Artinya, jika kasus-kasus ini belum bisa diselesaikan dengan baik, sehingga bisa kembali memenangkan hati rakyat, maka pembentukan Densus Antikorupsi justru bisa menjadi bumerang. Biar bagaimanapun, dukungan publik adalah hal yang sangat penting dalam upaya pemberantasan korupsi. Di tengah peran para mafia hukum yang makin beringas, dukungan masyarakat luas yang bisa menjadi benteng terakhir eksistensi sebuah lembaga-lembaga penegak hukum. Lihat saja KPK. Saya bisa katakan bahwa yang membuat KPK bertahan sampai sekarang karena adanya dukungan publik yang begitu luas.
Tentu saja ini bukan hal yang mudah. Mengembalikan kepercayaan publik kepada kepolisian butuh upaya keras. Tapi, ini tidak berarti bahwa langkah ini tidak bisa dilakukan.
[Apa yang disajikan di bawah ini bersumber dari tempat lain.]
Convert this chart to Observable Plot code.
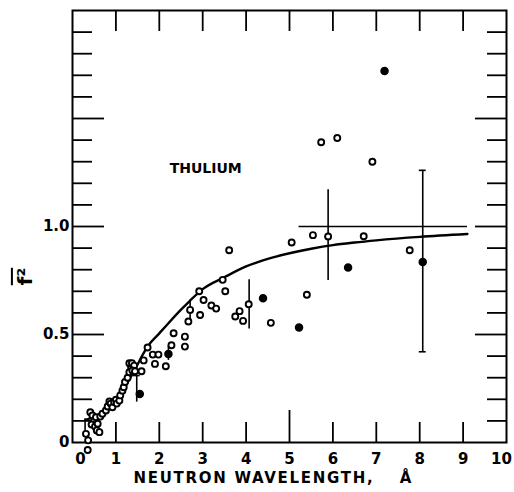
<!DOCTYPE html>
<html><head><meta charset="utf-8">
<script src="https://cdn.jsdelivr.net/npm/d3@7"></script>
<script src="https://cdn.jsdelivr.net/npm/@observablehq/plot@0.6"></script>
<style>body{margin:0;background:#fff}</style>
</head><body><div id="chart"></div>
<script>
// Open-circle measurements (wavelength Å, mean f²)
const openX = [0.31,0.36,0.35,0.41,0.46,0.50,0.44,0.52,0.56,0.62,0.58,0.54,0.64,0.69,0.77,0.81,0.85,0.88,0.92,0.96,1.00,1.02,1.08,1.10,1.15,1.18,1.21,1.27,1.31,1.35,1.31,1.37,1.42,1.38,1.44,1.59,1.64,1.73,1.85,1.98,1.90,2.15,2.28,2.33,2.59,2.59,2.67,2.71,2.94,3.02,2.92,3.20,3.31,3.46,3.52,3.61,3.75,3.85,3.93,4.06,4.57,5.40,5.05,5.54,5.89,6.71,7.77,6.91,5.73,6.10];
const openY = [0.04,0.01,-0.035,0.14,0.125,0.10,0.083,0.074,0.056,0.048,0.087,0.117,0.12,0.133,0.148,0.167,0.19,0.18,0.163,0.187,0.198,0.18,0.194,0.218,0.24,0.256,0.28,0.30,0.325,0.35,0.367,0.367,0.356,0.333,0.33,0.33,0.38,0.44,0.407,0.407,0.364,0.353,0.45,0.506,0.49,0.444,0.56,0.614,0.59,0.66,0.70,0.634,0.62,0.753,0.70,0.89,0.583,0.608,0.563,0.64,0.554,0.684,0.926,0.96,0.954,0.955,0.89,1.30,1.39,1.41];
// Filled-circle measurements
const filledX = [7.19,6.35,8.07,4.39,5.22,2.21,1.55];
const filledY = [1.72,0.81,0.836,0.668,0.532,0.41,0.225];
// Error bars
const errX = [0.29,1.48,2.21,2.71,4.07,5.89,8.07];
const errLo = [0.04,0.187,0.38,0.56,0.526,0.75,0.42];
const errHi = [0.11,0.31,0.447,0.657,0.753,1.17,1.26];
const capX = [1.48,8.07,8.07];
const capY = [0.31,1.26,0.42];
// Horizontal bar at f² = 1
const hbarY = [1.0];
const hbarX1 = [5.22];
const hbarX2 = [9.10];
// Theoretical curve
const curveX = [0.3,0.4,0.6,0.8,1.0,1.2,1.4,1.5,1.6,1.73,2.0,2.2,2.5,2.7,3.0,3.5,4.0,4.5,5.0,5.5,6.0,6.5,7.0,8.0,9.1];
const curveY = [0.105,0.112,0.13,0.16,0.195,0.255,0.325,0.362,0.40,0.444,0.505,0.55,0.615,0.655,0.71,0.765,0.815,0.85,0.876,0.897,0.914,0.926,0.936,0.952,0.965];
// Ticks
const xCenterLabels = [1,2,3,4,5,6,7,8,9];
const xFirstLabel = [0];
const xLastLabel = [10];
const xMinorTicks = [1,2,3,4,6,7,8,9];
const xMajorTicks = [5];
const xTopTicks = [1,2,3,4,5,6,7,8,9];
const yLabelTicks = [0,0.5,1.0];
const yMinorTicks = [0.1,0.2,0.3,0.4,0.6,0.7,0.8,0.9,1.1,1.2,1.3,1.4,1.6,1.7,1.8,1.9];
const yMajorTicks = [0.5,1.0,1.5];

const openPts = openX.map((x,i)=>({x, y:openY[i]}));
const filledPts = filledX.map((x,i)=>({x, y:filledY[i]}));
const errs = errX.map((x,i)=>({x, y1:errLo[i], y2:errHi[i]}));
const caps = capX.map((x,i)=>({x, y:capY[i]}));
const hbar = hbarY.map((y,i)=>({y, x1:hbarX1[i], x2:hbarX2[i]}));
const curve = curveX.map((x,i)=>({x, y:curveY[i]}));

const chart = Plot.plot({
  width: 514, height: 492,
  marginLeft: 72, marginRight: 8, marginTop: 10, marginBottom: 50,
  x: {domain: [0,10]},
  y: {domain: [0,2]},
  style: {fontFamily: "DejaVu Sans", fontWeight: "bold", fontSize: "15px", background: "#fff", color: "#000"},
  marks: [
    Plot.frame({stroke: "#000", strokeWidth: 2}),
    Plot.axisY({anchor: "left", ticks: yMinorTicks, tickSize: -20, tickFormat: () => "", label: null, strokeWidth: 1.8}),
    Plot.axisY({anchor: "left", ticks: yMajorTicks, tickSize: -32, tickFormat: () => "", label: null, strokeWidth: 1.8}),
    Plot.axisY({anchor: "right", ticks: yMinorTicks, tickSize: -20, tickFormat: () => "", label: null, strokeWidth: 1.8}),
    Plot.axisY({anchor: "right", ticks: yMajorTicks, tickSize: -32, tickFormat: () => "", label: null, strokeWidth: 1.8}),
    Plot.axisY({anchor: "left", ticks: yLabelTicks, tickSize: 0, tickPadding: 3, tickFormat: d => d === 0 ? "0" : d.toFixed(1), label: null}),
    Plot.axisX({anchor: "bottom", ticks: xMinorTicks, tickSize: -20, tickFormat: () => "", label: null, strokeWidth: 1.8}),
    Plot.axisX({anchor: "bottom", ticks: xMajorTicks, tickSize: -32, tickFormat: () => "", label: null, strokeWidth: 1.8}),
    Plot.axisX({anchor: "top", ticks: xTopTicks, tickSize: -20, tickFormat: () => "", label: null, strokeWidth: 1.8}),
    Plot.axisX({anchor: "bottom", ticks: xCenterLabels, tickSize: 0, tickPadding: 11, tickFormat: d => String(d), label: null}),
    Plot.axisX({anchor: "bottom", ticks: xFirstLabel, tickSize: 0, tickPadding: 11, dx: 8, tickFormat: d => String(d), label: null}),
    Plot.axisX({anchor: "bottom", ticks: xLastLabel, tickSize: 0, tickPadding: 11, dx: -5, tickFormat: d => String(d), label: null}),
    Plot.line(curve, {x: "x", y: "y", curve: "monotone-x", stroke: "#000", strokeWidth: 2.4}),
    Plot.ruleX(errs, {x: "x", y1: "y1", y2: "y2", stroke: "#000", strokeWidth: 1.6}),
    Plot.ruleY(caps, {y: "y", x1: d => d.x - 0.08, x2: d => d.x + 0.08, stroke: "#000", strokeWidth: 1.6}),
    Plot.ruleY(hbar, {y: "y", x1: "x1", x2: "x2", stroke: "#000", strokeWidth: 1.6}),
    Plot.dot(openPts, {x: "x", y: "y", r: 3, fill: "#fff", stroke: "#000", strokeWidth: 1.9}),
    Plot.dot(filledPts, {x: "x", y: "y", r: 3.5, fill: "#000", stroke: "#000"}),
    Plot.text(["THULIUM"], {x: () => 3.07, y: () => 1.268, fontSize: 14, fontWeight: "bold"}),
    Plot.text(["f²"], {frameAnchor: "left", dx: -47, dy: 50, rotate: -90, textAnchor: "middle", fontSize: 20}),
    Plot.text(["NEUTRON WAVELENGTH,"], {frameAnchor: "bottom-left", dx: 61, dy: 40, textAnchor: "start", fontSize: 15}),
    Plot.text(["Å"], {frameAnchor: "bottom-left", dx: 333, dy: 40, textAnchor: "middle", fontSize: 15})
  ]
});
d3.select(chart).selectAll("text").each(function() {
  const t = this.textContent;
  if (t === "f²") this.setAttribute("text-decoration", "overline");
  if (t === "NEUTRON WAVELENGTH,") this.setAttribute("letter-spacing", "1.7");
});
document.getElementById("chart").appendChild(chart);
</script>
</body></html>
Komjen Sutarman harus bisa bersikap tegas menindak segala hal yang justru membuat institusi Polri makin terbenam.
Saya pikir dua hal inilah yang betul-betul perlu dituntaskan pembahasannya sebelum Densus ini dibentuk. Jika hal-hal yang saya sampaikan di atas bisa diselesaikan, maka Densus Antikorupsi bukan menjadi masalah dalam upaya pemberantasan korupsi, justru bisa menjadi tambahan kekuatan.
Terakhir, sejatinya tugas pemberantasan korupsi itu memang sudah menjadi ranah kepolisian. Dengan kata lain, tanpa dibentuk Densus pun, tugas pemberantasan korupsi tetap melekat pada institusi berbaju coklat ini. Tinggal diperkuat saja dengan adanya lembaga seperti Densus ini. Lagipula, jika suatu ketika KPK telah dibubarkan karena angka korupsi kita sudah semakin rendah, maka Densus Antikorupsi inilah yang mungkin bisa menjadi suksesornya.